Karnataka Science and Technology Academy
- Abbreviation: KSTA
- Formation: 30 July 2005; 21 years ago
- Type: Governmental, Autonomous, Nonprofit Organization
- Headquarters: Prof. U.R. Rao Vijnana Bhavana, GKVK Campus, Maj. Sandeep Unnikrishnan Road, Vidyaranyapura PO, Doddabettahalli Layout, Bengaluru - 560097
- Location: Bangalore, India;
- Region served: Karnataka
- Chairman: Prof. Udupi Ramachandra Rao (2005-2016); Dr S.K. Shivakumar (2016-2019); Prof. S. Ayyappan (2020-2023); Prof. Rajasab A. H. (2024-Present);
- Parent organisation: Department of Science and Technology, Government of Karnataka
- Website: kstacademy.in

= Karnataka Science and Technology Academy =

The Karnataka Science and Technology Academy (KSTA) is an organization established in 2005 to promote science and technology-related activities in the Indian State of Karnataka. It functions under the Department of Science and Technology of the government of Karnataka.

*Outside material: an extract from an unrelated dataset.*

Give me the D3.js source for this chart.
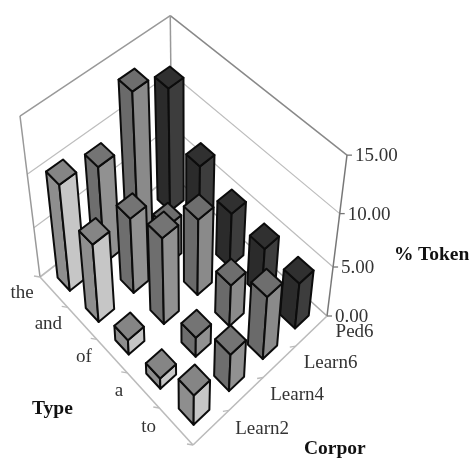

The KSTA organizes programmes and conferences across Karnataka with an aim to "bring scientific awareness" and "popularize... science among general public." The body is headed by a chairman and includes 20 other members, that includes 14 nominated members and 5 ex officio members: secretaries, principal secretaries, and directors of other departments of the government of Karnataka.